[Excerpt from a dataset]
-*-*-

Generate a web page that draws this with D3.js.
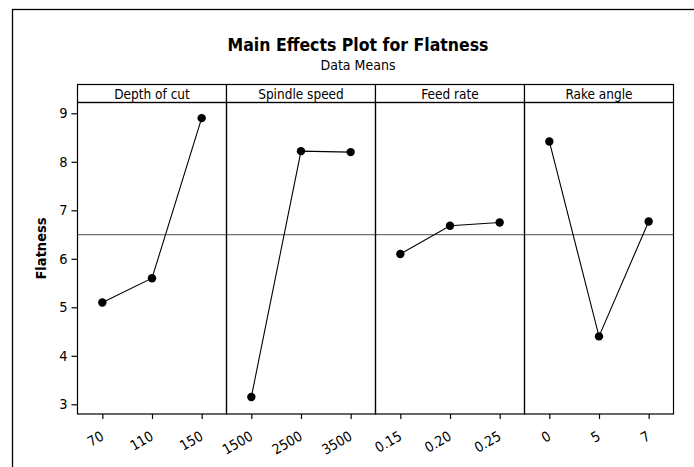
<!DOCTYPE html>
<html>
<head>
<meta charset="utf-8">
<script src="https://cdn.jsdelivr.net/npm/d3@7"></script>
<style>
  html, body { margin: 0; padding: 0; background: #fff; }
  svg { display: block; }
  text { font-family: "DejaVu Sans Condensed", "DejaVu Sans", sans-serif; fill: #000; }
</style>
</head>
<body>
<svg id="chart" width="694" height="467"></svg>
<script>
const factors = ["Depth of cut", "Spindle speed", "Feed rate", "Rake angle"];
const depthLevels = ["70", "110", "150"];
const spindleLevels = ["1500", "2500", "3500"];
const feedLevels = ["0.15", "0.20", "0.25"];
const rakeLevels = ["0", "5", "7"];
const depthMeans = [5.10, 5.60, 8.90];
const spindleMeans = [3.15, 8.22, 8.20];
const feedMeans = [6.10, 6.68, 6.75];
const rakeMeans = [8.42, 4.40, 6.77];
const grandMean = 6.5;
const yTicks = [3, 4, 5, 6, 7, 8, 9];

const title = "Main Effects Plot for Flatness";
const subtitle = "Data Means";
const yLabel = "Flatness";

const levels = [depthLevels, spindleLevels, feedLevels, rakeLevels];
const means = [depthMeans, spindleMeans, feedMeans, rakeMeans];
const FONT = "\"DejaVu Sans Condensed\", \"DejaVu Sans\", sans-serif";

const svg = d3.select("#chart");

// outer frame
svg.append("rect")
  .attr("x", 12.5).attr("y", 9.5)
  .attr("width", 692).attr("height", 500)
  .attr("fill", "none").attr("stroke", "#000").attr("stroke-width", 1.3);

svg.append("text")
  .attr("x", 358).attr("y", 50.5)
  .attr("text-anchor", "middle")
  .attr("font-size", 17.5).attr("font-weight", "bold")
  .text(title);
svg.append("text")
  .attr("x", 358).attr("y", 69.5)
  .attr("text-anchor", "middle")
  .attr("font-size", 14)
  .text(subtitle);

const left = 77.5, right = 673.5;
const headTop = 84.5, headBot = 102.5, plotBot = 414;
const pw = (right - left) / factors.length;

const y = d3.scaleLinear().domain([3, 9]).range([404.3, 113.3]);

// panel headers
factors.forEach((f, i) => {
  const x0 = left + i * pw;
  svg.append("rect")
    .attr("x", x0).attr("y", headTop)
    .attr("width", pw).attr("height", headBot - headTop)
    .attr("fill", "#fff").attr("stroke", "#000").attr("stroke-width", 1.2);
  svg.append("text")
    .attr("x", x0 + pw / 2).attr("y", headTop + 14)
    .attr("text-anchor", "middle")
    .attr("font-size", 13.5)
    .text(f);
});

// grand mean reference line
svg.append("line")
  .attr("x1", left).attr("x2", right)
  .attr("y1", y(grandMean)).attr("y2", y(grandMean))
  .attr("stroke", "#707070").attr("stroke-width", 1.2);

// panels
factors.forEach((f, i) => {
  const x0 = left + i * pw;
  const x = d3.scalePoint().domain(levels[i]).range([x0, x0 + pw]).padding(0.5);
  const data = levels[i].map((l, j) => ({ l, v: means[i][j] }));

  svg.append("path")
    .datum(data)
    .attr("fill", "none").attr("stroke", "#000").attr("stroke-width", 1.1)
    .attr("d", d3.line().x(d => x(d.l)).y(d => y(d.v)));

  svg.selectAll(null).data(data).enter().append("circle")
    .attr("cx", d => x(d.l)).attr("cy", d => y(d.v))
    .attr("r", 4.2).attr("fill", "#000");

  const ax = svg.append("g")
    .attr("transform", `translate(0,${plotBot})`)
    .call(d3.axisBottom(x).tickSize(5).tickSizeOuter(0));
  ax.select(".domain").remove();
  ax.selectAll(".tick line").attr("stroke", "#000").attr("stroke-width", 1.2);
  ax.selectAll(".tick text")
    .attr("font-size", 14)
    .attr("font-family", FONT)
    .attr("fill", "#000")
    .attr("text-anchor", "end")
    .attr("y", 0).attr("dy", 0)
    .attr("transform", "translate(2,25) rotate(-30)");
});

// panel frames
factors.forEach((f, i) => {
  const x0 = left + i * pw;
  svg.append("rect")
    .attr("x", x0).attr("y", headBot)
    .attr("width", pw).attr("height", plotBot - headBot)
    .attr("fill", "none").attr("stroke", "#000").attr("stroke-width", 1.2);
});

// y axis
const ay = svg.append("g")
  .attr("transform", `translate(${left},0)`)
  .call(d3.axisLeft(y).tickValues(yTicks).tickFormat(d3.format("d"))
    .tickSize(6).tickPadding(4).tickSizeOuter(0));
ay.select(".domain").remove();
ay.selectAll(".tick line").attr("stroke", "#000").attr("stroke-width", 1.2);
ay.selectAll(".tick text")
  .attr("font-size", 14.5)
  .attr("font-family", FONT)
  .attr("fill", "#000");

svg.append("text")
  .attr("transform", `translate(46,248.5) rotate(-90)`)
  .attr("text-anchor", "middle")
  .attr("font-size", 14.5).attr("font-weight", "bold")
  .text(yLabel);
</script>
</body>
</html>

-*-*-

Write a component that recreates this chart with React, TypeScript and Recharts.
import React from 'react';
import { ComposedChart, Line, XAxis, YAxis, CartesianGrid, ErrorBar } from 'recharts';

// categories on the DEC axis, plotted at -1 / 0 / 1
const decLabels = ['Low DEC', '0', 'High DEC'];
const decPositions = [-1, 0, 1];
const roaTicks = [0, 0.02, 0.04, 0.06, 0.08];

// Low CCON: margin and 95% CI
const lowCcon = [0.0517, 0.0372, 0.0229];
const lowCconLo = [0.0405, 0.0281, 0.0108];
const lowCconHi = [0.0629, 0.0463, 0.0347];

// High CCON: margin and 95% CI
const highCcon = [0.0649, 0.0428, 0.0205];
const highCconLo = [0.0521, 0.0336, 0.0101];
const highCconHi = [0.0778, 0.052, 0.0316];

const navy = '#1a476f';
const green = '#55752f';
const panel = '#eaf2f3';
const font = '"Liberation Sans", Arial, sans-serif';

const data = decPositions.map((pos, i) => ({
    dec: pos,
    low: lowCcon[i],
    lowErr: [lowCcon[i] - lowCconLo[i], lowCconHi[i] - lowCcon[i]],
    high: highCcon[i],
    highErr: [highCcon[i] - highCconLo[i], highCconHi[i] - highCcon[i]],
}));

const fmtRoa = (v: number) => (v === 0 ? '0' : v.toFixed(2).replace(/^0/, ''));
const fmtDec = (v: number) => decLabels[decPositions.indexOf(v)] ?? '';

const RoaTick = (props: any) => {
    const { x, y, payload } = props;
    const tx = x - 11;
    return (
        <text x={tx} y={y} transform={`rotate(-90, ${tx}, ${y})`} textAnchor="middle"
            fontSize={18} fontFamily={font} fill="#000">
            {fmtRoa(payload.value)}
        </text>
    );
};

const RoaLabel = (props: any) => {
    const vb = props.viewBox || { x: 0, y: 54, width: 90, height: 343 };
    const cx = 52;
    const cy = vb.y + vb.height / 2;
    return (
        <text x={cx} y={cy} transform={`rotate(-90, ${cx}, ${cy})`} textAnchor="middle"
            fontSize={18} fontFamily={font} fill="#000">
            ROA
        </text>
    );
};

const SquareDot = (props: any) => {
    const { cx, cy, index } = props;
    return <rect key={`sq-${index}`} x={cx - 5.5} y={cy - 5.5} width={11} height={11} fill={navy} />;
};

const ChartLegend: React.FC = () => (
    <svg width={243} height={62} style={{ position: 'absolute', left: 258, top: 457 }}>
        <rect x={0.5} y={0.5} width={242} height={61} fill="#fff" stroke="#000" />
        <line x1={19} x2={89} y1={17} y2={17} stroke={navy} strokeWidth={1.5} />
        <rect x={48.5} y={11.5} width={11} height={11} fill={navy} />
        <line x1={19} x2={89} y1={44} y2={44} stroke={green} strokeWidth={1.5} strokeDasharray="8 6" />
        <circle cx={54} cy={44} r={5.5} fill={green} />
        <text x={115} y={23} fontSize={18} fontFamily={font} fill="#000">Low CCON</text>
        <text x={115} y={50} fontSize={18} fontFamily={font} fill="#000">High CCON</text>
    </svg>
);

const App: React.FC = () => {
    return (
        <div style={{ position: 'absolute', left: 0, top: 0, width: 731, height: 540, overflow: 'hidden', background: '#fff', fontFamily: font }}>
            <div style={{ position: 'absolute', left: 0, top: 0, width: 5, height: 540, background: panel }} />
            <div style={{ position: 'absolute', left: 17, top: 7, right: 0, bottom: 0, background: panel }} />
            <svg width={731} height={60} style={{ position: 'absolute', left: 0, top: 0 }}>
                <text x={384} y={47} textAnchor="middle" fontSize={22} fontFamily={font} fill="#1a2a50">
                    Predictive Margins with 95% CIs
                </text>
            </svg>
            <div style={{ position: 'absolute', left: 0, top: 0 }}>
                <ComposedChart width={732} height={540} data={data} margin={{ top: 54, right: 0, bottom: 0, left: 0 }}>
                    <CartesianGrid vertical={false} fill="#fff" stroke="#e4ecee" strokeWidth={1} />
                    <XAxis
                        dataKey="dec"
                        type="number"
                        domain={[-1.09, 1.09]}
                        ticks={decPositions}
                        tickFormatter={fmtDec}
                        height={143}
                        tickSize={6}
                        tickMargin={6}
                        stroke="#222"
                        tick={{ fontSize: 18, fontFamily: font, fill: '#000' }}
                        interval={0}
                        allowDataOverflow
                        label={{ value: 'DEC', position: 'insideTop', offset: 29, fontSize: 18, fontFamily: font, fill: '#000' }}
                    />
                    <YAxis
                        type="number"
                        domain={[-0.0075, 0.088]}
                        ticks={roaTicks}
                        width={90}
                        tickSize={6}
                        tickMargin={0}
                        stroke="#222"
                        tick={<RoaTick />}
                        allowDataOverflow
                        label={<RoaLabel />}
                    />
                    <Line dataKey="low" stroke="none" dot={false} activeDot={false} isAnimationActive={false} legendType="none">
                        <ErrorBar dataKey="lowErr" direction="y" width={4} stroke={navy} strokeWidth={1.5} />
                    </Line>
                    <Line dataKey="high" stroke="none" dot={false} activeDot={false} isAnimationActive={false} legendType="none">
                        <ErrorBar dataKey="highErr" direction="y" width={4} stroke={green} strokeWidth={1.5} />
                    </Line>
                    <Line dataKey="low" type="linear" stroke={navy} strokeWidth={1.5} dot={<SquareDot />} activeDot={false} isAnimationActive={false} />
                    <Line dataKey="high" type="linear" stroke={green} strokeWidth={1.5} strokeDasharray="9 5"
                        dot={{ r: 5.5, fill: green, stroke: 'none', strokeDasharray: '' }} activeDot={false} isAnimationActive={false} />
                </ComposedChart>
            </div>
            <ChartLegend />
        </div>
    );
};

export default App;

-*-*-

▸ WHAT IS EXPECTED: Above are the lines; repeat exactly the ones from the line containing "Write a component" down to the line containing "const lowCconHi = [0.0629, 0.0463, 0.0347];", both inclusive.

▸ THE SOLUTION:
Write a component that recreates this chart with React, TypeScript and Recharts.
import React from 'react';
import { ComposedChart, Line, XAxis, YAxis, CartesianGrid, ErrorBar } from 'recharts';

// categories on the DEC axis, plotted at -1 / 0 / 1
const decLabels = ['Low DEC', '0', 'High DEC'];
const decPositions = [-1, 0, 1];
const roaTicks = [0, 0.02, 0.04, 0.06, 0.08];

// Low CCON: margin and 95% CI
const lowCcon = [0.0517, 0.0372, 0.0229];
const lowCconLo = [0.0405, 0.0281, 0.0108];
const lowCconHi = [0.0629, 0.0463, 0.0347];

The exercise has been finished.